With the release of these updated statistics, most NIPA tables are available on BEA's Web site (www.bea.gov). A complete schedule of the table release plan is also available on BEA’s Web site. An article describing the results will be published in the September 2018 issue of BEA’s monthly journal, the Survey of Current Business.
Revisions to annual estimates of personal income and outlays for 2013 through 2017 are shown in table 12. Revised and previously published monthly estimates of personal income, DPI, PCE, personal saving as a percentage of DPI, real DPI, and real PCE are shown in table 13. Revised and previously published annual and quarterly estimates are shown in table 14.
Personal income was revised up $107.4 billion, or 0.8 percent in 2013; $173.6 billion, or 1.2 percent in 2014; $166.6 billion, or 1.1 percent in 2015; $196.4 billion, or 1.2 percent in 2016; and $401.9 billion, or 2.4 percent in 2017.
- For 2013, the revision to personal income primarily reflected a $118.3 billion upward revision to nonfarm proprietors’ income.
- For 2014, the revision to personal income primarily reflected a $129.9 billion upward revision to nonfarm proprietors’ income and a $44.5 billion revision to personal interest income.
- For 2015, the revision to personal income primarily reflected a $100.4 billion upward revision to nonfarm proprietors’ income and a $70.8 billion revision to personal interest income.
- For 2016, the revision to personal income primarily reflected a $113.2 billion revision to personal dividend income and a $83.1 billion revision to nonfarm proprietors’ income.
- For 2017, the revision to personal income primarily reflected a $143.3 billion revision to personal dividend income, a $111.2 billion revision to nonfarm proprietors’ income, a $100.6 billion revision to wages and salaries, and a $45.9 billion revision to personal interest income.
Revisions to nonfarm proprietors’ income for 2007-2017 primarily reflect revisions to estimates of underreported income.

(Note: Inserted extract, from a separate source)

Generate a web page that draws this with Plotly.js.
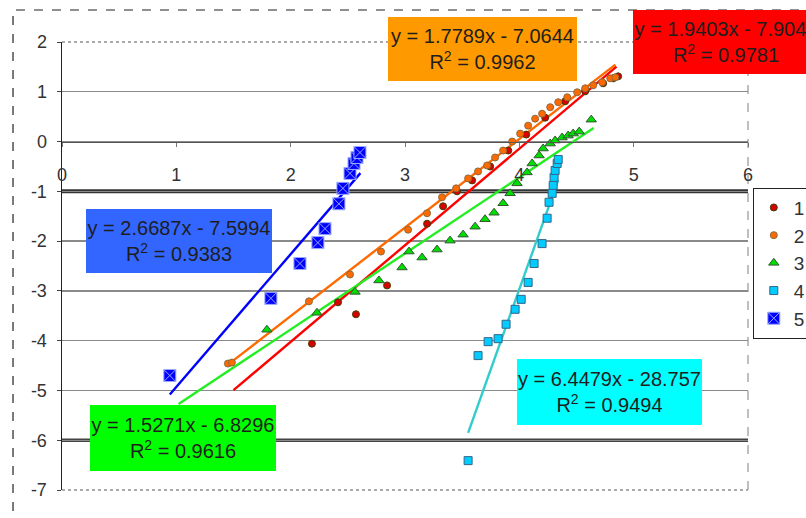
<!DOCTYPE html>
<html>
<head>
<meta charset="utf-8">
<script src="https://cdn.plot.ly/plotly-3.0.1.min.js"></script>
<style>html,body{margin:0;padding:0;background:#fff;}#chart{width:806px;height:518px;}</style>
</head>
<body>
<div id="chart"></div>
<script>
// ---- data ----
const seriesNames = ['1', '2', '3', '4', '5'];

const x1 = [2.186, 2.414, 2.571, 2.843, 3.193, 3.333, 3.455, 3.587, 3.745, 3.903, 4.060, 4.226, 4.401, 4.576, 4.733, 4.820, 4.864];
const y1 = [-4.06, -3.23, -3.47, -2.89, -1.65, -1.30, -1.00, -0.78, -0.50, -0.18, 0.14, 0.48, 0.81, 1.01, 1.17, 1.27, 1.31];

const x2 = [1.451, 1.486, 2.160, 2.519, 2.790, 3.027, 3.193, 3.324, 3.447, 3.552, 3.639, 3.718, 3.788, 3.858, 3.937, 4.007, 4.077, 4.138, 4.199, 4.270, 4.340, 4.419, 4.506, 4.576, 4.646, 4.725, 4.795, 4.839];
const y2 = [-4.46, -4.44, -3.21, -2.67, -2.21, -1.77, -1.44, -1.12, -0.94, -0.74, -0.60, -0.48, -0.32, -0.18, 0.00, 0.16, 0.32, 0.46, 0.56, 0.69, 0.79, 0.89, 0.99, 1.07, 1.13, 1.19, 1.27, 1.29];

const x3 = [1.792, 2.230, 2.563, 2.772, 2.974, 3.035, 3.149, 3.280, 3.394, 3.508, 3.613, 3.700, 3.779, 3.858, 3.919, 3.980, 4.068, 4.112, 4.173, 4.208, 4.270, 4.313, 4.374, 4.427, 4.471, 4.524, 4.629];
const y3 = [-3.78, -3.44, -3.02, -2.79, -2.53, -2.21, -2.33, -2.17, -1.99, -1.87, -1.71, -1.56, -1.43, -1.24, -1.04, -0.84, -0.62, -0.44, -0.28, -0.14, -0.04, 0.02, 0.08, 0.12, 0.16, 0.20, 0.44];

const x4 = [3.552, 3.639, 3.727, 3.814, 3.884, 3.963, 4.016, 4.077, 4.129, 4.199, 4.243, 4.260, 4.287, 4.296, 4.304, 4.313, 4.331, 4.340];
const y4 = [-6.41, -4.30, -4.02, -3.96, -3.67, -3.37, -3.17, -2.83, -2.45, -2.05, -1.54, -1.22, -1.04, -0.88, -0.72, -0.58, -0.44, -0.36];

const x5 = [0.943, 1.827, 2.081, 2.238, 2.300, 2.422, 2.457, 2.519, 2.554, 2.580, 2.606];
const y5 = [-4.70, -3.15, -2.45, -2.03, -1.75, -1.25, -0.94, -0.64, -0.44, -0.32, -0.22];

// linear trendlines: y = slope*x + intercept
const slopes     = [1.9403, 1.7789, 1.5271, 6.4479, 2.6687];
const intercepts = [-7.9043, -7.0644, -6.8296, -28.757, -7.5994];
const r2Values   = ['0.9781', '0.9962', '0.9616', '0.9494', '0.9383'];
const eqLabels   = ['y = 1.9403x - 7.9043', 'y = 1.7789x - 7.0644', 'y = 1.5271x - 6.8296', 'y = 6.4479x - 28.757', 'y = 2.6687x - 7.5994'];
const trendStart = [1.50, 1.46, 1.02, 3.552, 0.943];
const trendEnd   = [4.85, 4.84, 4.65, 4.34, 2.61];

const xTicks = [0, 1, 2, 3, 4, 5, 6];
const yTicks = [2, 1, 0, -1, -2, -3, -4, -5, -6, -7];

// ---- styling ----
const lineColors = ['#FF0000', '#FF6A00', '#22EE22', '#33CCCC', '#0000FF'];
const boxColors  = ['#FF0000', '#FF9900', '#00FF00', '#00FFFF', '#3366FF'];
const markers = [
  {symbol: 'circle', color: '#D80000', size: 7, line: {color: '#404000', width: 1}},
  {symbol: 'circle', color: '#FF6A00', size: 7, line: {color: '#8a6a40', width: 1}},
  {symbol: 'triangle-up', color: '#00DD00', size: 9, line: {color: '#335533', width: 1}},
  {symbol: 'square', color: '#00CCFF', size: 8, line: {color: '#336688', width: 1}},
  {symbol: 'square-x', color: '#0000FF', size: 12, line: {color: '#99AAFF', width: 1}}
];
const xs = [x1, x2, x3, x4, x5];
const ys = [y1, y2, y3, y4, y5];

const traces = [];
// trendlines first (under markers)
for (let i = 0; i < 5; i++) {
  const tx = [trendStart[i], trendEnd[i]];
  traces.push({
    x: tx, y: tx.map(v => slopes[i] * v + intercepts[i]),
    mode: 'lines', type: 'scatter', showlegend: false, hoverinfo: 'skip',
    line: {color: lineColors[i], width: 2.4}
  });
}
for (let i = 0; i < 5; i++) {
  traces.push({
    x: xs[i], y: ys[i], name: seriesNames[i], legendgroup: 'g' + i,
    mode: 'markers', type: 'scatter', marker: markers[i]
  });
}

// equation boxes (centres in data units, size in px)
const boxCx = [4.996, 3.679, 1.0566, 4.790, 1.0216];
const boxCy = [1.991, 1.850, -5.964, -5.040, -2.007];
const boxW  = [186, 189, 186, 185, 186];
const boxH  = [64, 64, 66, 66, 64];
const annotations = [];
for (let i = 0; i < 5; i++) {
  annotations.push({
    x: boxCx[i], y: boxCy[i], xref: 'x', yref: 'y',
    xanchor: i === 0 ? 'left' : 'center', yanchor: 'middle',
    text: eqLabels[i] + '<br>R<sup>2</sup> = ' + r2Values[i],
    showarrow: false, align: 'center',
    bgcolor: boxColors[i], borderpad: 0, borderwidth: 0,
    width: boxW[i], height: boxH[i],
    font: {family: 'Liberation Sans, Arial, sans-serif', size: 20, color: '#1e1e1e'}
  });
}

const shapes = [
  // outer chart border
  {type: 'rect', xref: 'paper', yref: 'paper', x0: -0.0714, x1: 1.3, y0: -0.3, y1: 1.0714,
   line: {color: '#222', width: 1.2, dash: 'dash'}, fillcolor: 'rgba(0,0,0,0)', layer: 'below'},
  // heavy gridlines
  {type: 'line', xref: 'paper', yref: 'y', x0: 0, x1: 1, y0: -1, y1: -1, line: {color: '#333', width: 4}, layer: 'between'},
  {type: 'line', xref: 'paper', yref: 'y', x0: 0, x1: 1, y0: -6, y1: -6, line: {color: '#444', width: 3.5}, layer: 'between'},
  // plot area borders
  {type: 'line', xref: 'paper', yref: 'paper', x0: 0, x1: 1, y0: 1, y1: 1, line: {color: '#aaa', width: 2, dash: 'dot'}, layer: 'between'},
  {type: 'line', xref: 'paper', yref: 'paper', x0: 0, x1: 1, y0: 0, y1: 0, line: {color: '#aaa', width: 2, dash: 'dot'}, layer: 'between'},
  {type: 'line', xref: 'paper', yref: 'paper', x0: 1, x1: 1, y0: 0, y1: 1, line: {color: '#aaa', width: 1.5, dash: 'dash'}, layer: 'between'}
];

const layout = {
  width: 806, height: 518,
  margin: {l: 62, r: 58, t: 42, b: 28, autoexpand: false},
  paper_bgcolor: '#fff', plot_bgcolor: '#fff',
  font: {family: 'Liberation Sans, Arial, sans-serif', color: '#333'},
  xaxis: {
    range: [0, 6], tickvals: xTicks, ticktext: xTicks.map(String),
    anchor: 'free', position: 7 / 9, side: 'bottom',
    showline: true, linecolor: '#555', linewidth: 1.5,
    showgrid: false, zeroline: false,
    ticks: 'outside', ticklen: 4, tickcolor: '#777',
    ticklabelstandoff: 12,
    tickfont: {size: 18, color: '#333'}
  },
  yaxis: {
    range: [-7, 2], tickvals: yTicks, ticktext: yTicks.map(String),
    showline: true, linecolor: '#222', linewidth: 1.5,
    showgrid: true, gridcolor: '#8a8a8a', gridwidth: 1.3,
    zeroline: false,
    ticks: 'outside', ticklen: 4, tickcolor: '#444',
    ticklabelstandoff: 6,
    tickfont: {size: 18, color: '#333'}
  },
  showlegend: true,
  legend: {
    x: 1.007, y: 0.675, xanchor: 'left', yanchor: 'top',
    bgcolor: '#fff', bordercolor: '#222', borderwidth: 1,
    font: {size: 19, color: '#333'}, traceorder: 'normal', tracegroupgap: 4,
    itemwidth: 30
  },
  annotations: annotations,
  shapes: shapes
};

Plotly.newPlot('chart', traces, layout, {staticPlot: true, displayModeBar: false});
</script>
</body>
</html>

Estimates of underreported income for nonfarm proprietors are revised based on newly available Internal Revenue Service (IRS) tax gap data, which is a component of the IRS’ National Research Program. These adjustments to IRS source data are designed to correct for the effects of taxpayer underreporting. Table 7.14 shows the adjustment for misreporting on income tax returns.
Revisions to personal dividend income in 2016 and 2017 primarily reflect the incorporation of newly available IRS Statistics of Income data. The personal saving rate was revised up 1.4 percentage points to 6.4 percent in 2013, up 1.6 percentage points to 7.3 percent in 2014, up 1.5 percentage points to 7.6 percent in 2015, up 1.8 percentage points to 6.7 percent in 2016, and up 3.3 percentage points to 6.7 percent in 2017. From 2012 to 2017, the average annual rate of growth of real disposable personal income was revised up 0.4 percentage point from 1.8 percent to 2.2 percent.